• _Task_: No pictures go into the copy. Write out exactly the lines below from the one containing "Reproduce this chart with Plotly." through the one containing "y_ticks = [1.0, 1.2, 1.4, 1.6, 1.8, 2.0]".

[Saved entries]

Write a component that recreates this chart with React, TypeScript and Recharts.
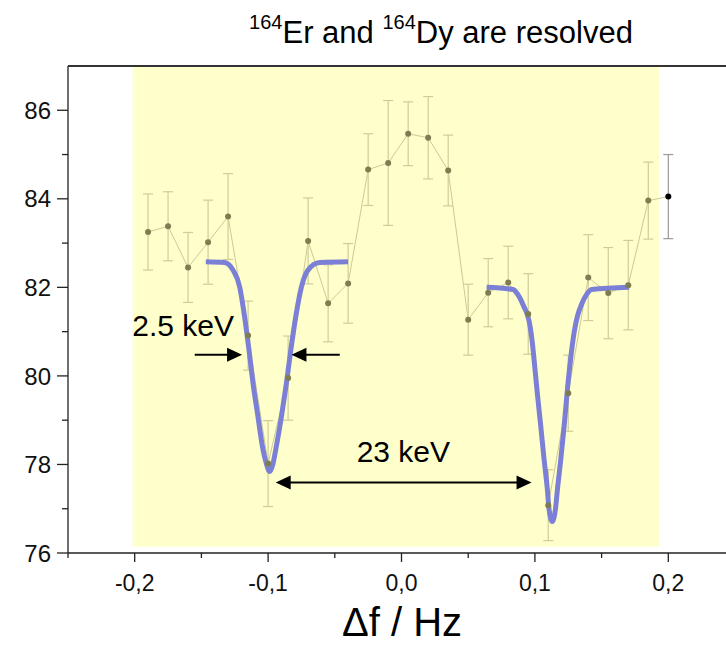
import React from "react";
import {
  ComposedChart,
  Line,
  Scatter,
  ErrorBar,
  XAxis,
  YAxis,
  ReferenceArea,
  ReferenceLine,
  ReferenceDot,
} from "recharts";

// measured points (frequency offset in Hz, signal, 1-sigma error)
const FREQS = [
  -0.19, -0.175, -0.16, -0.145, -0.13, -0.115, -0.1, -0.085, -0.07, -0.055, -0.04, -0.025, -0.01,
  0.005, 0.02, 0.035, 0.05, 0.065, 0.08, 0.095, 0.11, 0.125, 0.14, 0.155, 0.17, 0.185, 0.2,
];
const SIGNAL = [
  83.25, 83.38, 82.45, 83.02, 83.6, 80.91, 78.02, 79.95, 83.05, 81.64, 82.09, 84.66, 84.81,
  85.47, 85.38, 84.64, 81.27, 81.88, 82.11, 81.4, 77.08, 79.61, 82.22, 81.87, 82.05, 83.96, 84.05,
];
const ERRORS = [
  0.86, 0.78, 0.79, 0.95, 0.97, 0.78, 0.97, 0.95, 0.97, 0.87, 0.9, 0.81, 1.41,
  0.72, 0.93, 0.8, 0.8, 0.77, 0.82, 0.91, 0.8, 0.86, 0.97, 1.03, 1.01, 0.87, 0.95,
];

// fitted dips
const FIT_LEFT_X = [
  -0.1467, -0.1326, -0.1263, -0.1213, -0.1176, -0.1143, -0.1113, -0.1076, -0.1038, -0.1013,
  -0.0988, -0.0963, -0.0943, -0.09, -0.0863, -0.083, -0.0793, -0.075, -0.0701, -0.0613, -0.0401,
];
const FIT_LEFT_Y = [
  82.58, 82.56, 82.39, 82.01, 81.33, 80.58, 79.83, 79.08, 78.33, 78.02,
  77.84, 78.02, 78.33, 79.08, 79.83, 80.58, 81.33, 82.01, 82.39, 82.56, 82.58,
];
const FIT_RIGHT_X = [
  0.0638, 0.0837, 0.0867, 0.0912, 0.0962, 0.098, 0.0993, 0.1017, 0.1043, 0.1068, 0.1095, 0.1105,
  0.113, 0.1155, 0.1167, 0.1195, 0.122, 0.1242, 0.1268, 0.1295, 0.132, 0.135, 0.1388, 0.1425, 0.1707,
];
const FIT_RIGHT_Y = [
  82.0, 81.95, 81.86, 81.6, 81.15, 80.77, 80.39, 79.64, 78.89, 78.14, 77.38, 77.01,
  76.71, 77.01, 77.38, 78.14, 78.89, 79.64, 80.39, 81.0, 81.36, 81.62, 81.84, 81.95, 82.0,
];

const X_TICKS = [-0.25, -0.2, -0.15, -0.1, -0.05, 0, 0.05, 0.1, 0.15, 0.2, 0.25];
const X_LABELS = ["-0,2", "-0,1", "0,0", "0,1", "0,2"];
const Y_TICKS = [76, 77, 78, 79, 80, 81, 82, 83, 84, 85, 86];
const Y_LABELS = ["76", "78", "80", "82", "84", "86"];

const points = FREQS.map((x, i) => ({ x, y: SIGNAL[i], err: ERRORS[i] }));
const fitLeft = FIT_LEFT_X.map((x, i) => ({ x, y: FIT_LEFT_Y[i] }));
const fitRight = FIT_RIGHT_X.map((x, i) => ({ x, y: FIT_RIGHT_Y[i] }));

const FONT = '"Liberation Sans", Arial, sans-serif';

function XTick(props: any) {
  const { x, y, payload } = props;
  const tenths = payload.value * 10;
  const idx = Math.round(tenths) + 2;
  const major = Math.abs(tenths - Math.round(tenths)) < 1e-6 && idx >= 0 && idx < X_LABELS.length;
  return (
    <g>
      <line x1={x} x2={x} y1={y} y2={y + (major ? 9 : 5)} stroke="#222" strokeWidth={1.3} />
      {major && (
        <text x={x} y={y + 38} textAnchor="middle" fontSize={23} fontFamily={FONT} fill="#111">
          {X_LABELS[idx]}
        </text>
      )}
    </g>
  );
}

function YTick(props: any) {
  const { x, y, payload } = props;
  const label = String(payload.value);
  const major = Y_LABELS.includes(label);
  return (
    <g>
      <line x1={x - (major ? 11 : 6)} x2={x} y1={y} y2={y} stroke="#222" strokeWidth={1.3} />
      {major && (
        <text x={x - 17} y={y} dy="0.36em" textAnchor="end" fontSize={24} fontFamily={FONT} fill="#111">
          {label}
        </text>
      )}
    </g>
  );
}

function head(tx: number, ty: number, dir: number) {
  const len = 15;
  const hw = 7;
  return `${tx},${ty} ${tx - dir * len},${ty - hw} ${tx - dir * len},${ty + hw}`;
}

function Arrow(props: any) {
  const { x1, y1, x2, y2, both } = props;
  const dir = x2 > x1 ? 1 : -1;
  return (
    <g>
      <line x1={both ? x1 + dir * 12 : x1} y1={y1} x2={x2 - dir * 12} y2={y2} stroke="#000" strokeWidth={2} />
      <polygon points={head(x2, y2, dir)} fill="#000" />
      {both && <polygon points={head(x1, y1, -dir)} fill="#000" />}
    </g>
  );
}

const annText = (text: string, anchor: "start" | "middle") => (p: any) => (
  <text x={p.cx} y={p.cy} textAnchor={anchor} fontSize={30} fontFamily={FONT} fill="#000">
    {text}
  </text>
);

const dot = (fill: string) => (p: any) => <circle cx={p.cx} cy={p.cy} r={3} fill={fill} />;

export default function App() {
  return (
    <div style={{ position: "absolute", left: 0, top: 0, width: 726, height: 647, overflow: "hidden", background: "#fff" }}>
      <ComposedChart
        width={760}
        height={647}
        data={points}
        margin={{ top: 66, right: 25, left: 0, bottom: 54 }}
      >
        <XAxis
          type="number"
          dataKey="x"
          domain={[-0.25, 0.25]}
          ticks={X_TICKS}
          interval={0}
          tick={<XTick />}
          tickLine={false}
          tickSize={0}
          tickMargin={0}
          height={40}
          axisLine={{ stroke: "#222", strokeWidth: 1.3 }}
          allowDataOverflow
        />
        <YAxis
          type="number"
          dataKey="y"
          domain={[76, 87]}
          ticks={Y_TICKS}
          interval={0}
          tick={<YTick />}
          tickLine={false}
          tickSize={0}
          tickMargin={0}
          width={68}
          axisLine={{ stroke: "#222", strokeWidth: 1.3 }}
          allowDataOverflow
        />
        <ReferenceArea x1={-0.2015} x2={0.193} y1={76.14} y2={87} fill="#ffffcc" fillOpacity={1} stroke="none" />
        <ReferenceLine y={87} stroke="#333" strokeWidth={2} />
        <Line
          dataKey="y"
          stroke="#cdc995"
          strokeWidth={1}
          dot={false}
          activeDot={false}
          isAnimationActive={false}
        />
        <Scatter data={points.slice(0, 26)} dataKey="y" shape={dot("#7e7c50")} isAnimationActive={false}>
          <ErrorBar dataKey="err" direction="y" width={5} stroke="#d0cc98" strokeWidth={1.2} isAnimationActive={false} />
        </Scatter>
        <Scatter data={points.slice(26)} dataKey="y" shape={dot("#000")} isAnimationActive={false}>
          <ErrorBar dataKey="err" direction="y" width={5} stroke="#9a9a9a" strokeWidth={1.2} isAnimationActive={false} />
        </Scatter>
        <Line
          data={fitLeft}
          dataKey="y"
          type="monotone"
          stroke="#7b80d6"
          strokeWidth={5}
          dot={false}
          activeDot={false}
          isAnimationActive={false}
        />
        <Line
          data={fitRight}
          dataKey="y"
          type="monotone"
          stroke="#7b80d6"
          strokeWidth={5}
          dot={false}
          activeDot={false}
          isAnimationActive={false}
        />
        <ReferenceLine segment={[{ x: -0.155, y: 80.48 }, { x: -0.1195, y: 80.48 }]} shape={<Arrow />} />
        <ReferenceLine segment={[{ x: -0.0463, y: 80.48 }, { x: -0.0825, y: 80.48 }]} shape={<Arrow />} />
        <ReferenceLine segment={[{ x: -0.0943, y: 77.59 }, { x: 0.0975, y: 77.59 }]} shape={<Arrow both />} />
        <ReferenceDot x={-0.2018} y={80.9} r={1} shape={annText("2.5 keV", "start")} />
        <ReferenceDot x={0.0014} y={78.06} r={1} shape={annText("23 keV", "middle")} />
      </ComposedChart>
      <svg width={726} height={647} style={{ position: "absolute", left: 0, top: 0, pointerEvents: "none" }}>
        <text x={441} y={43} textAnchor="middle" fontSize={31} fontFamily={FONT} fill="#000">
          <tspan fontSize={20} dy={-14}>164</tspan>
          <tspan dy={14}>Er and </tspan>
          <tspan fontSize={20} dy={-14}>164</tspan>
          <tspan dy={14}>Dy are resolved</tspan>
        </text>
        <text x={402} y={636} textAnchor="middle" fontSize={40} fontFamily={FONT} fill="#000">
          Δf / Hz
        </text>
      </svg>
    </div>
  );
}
* * *
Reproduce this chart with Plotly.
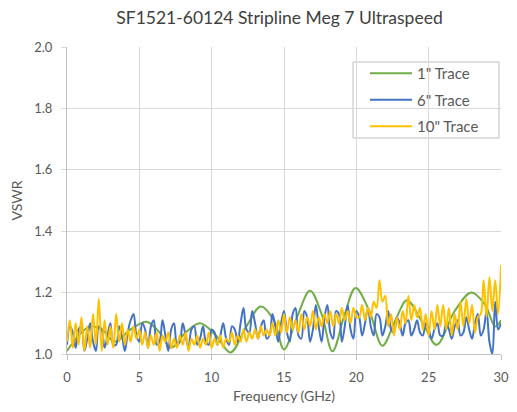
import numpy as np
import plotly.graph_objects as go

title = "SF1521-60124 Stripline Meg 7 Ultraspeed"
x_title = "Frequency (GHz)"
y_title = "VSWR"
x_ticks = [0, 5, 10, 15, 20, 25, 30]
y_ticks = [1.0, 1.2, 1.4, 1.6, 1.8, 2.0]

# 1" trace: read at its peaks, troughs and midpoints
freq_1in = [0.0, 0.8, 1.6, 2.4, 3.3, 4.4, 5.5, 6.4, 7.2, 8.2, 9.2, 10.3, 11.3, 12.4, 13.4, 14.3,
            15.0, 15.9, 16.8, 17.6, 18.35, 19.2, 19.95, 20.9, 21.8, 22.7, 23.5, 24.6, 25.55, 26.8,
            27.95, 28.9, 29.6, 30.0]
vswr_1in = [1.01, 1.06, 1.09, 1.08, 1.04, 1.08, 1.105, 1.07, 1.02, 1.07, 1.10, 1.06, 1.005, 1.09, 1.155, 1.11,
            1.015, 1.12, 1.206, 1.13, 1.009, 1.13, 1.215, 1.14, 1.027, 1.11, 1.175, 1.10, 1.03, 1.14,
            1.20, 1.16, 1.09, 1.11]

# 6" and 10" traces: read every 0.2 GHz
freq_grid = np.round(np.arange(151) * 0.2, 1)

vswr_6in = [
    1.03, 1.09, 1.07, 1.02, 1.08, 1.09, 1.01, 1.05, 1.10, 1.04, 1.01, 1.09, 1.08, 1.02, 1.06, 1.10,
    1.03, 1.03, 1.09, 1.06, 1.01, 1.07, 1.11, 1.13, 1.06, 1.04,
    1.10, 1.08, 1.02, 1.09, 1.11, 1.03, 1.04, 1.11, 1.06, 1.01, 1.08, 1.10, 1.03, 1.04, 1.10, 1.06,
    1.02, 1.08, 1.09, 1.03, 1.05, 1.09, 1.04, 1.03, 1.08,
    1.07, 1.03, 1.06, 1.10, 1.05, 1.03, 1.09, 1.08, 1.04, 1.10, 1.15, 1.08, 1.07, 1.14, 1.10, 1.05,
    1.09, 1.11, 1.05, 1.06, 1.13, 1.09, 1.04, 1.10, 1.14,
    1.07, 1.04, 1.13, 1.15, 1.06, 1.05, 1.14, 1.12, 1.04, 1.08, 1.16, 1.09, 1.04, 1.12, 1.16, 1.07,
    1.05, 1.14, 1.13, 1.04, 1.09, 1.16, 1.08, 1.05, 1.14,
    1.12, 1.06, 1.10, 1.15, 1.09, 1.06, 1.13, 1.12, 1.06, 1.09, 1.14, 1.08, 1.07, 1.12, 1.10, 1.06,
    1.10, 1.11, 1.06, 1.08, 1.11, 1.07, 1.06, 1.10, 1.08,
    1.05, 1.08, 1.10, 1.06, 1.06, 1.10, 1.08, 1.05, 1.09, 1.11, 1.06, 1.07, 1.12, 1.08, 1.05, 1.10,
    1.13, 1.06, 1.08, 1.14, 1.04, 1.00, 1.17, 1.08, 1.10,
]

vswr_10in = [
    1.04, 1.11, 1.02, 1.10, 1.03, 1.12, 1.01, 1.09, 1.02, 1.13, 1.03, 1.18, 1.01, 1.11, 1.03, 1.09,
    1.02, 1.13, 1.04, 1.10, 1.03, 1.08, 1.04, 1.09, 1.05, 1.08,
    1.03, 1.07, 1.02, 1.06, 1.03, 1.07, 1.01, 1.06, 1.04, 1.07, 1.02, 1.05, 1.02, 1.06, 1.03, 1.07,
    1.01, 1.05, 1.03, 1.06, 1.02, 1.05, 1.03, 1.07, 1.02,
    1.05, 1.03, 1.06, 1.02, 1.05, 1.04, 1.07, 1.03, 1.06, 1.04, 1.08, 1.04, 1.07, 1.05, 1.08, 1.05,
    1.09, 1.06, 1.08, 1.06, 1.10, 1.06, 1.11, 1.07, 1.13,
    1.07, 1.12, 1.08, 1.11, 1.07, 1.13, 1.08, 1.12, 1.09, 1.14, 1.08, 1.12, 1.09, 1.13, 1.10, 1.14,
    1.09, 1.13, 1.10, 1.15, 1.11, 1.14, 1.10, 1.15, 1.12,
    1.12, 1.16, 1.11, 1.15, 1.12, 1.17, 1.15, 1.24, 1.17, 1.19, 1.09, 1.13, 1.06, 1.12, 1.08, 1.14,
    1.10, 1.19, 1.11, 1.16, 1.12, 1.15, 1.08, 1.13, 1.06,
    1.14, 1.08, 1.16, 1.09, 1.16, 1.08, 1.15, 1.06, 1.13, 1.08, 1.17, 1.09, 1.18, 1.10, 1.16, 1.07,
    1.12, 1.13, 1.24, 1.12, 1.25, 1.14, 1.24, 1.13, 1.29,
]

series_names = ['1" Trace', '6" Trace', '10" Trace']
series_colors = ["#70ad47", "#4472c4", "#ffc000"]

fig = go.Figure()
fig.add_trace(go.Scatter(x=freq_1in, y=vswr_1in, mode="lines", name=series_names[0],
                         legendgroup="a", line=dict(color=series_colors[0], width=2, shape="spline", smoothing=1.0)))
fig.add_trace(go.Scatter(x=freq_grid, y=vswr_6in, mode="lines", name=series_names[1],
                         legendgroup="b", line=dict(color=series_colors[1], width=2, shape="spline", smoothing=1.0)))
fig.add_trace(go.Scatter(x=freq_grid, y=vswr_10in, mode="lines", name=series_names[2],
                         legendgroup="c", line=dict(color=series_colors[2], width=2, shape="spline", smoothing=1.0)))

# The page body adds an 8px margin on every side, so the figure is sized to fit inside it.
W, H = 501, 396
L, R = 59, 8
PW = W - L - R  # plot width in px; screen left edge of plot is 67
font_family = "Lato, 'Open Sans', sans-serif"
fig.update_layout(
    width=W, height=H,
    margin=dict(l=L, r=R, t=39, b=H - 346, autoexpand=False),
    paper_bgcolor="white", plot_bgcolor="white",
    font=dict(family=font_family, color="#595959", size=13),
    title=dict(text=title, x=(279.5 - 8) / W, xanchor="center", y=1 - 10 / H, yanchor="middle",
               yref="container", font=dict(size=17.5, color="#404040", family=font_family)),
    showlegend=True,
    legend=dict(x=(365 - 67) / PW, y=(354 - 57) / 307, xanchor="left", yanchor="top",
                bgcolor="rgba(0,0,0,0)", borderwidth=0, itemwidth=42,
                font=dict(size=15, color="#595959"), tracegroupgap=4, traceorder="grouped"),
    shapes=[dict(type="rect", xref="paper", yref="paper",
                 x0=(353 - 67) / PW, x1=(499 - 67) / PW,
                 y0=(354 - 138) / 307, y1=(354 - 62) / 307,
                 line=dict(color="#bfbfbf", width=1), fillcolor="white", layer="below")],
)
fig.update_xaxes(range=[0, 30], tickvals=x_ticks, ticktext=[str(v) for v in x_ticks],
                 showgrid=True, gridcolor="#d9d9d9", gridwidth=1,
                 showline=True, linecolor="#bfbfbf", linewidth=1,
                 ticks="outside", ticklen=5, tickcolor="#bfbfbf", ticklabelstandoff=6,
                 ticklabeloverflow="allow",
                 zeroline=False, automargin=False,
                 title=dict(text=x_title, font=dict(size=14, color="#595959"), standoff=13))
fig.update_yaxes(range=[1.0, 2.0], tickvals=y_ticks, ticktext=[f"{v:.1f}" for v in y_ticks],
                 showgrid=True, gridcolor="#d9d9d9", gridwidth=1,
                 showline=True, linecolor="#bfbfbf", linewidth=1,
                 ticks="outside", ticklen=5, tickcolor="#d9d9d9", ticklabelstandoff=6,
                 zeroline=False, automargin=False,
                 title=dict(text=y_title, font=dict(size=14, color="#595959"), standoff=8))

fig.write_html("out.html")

• _The reply_:
Reproduce this chart with Plotly.
import numpy as np
import plotly.graph_objects as go

title = "SF1521-60124 Stripline Meg 7 Ultraspeed"
x_title = "Frequency (GHz)"
y_title = "VSWR"
x_ticks = [0, 5, 10, 15, 20, 25, 30]
y_ticks = [1.0, 1.2, 1.4, 1.6, 1.8, 2.0]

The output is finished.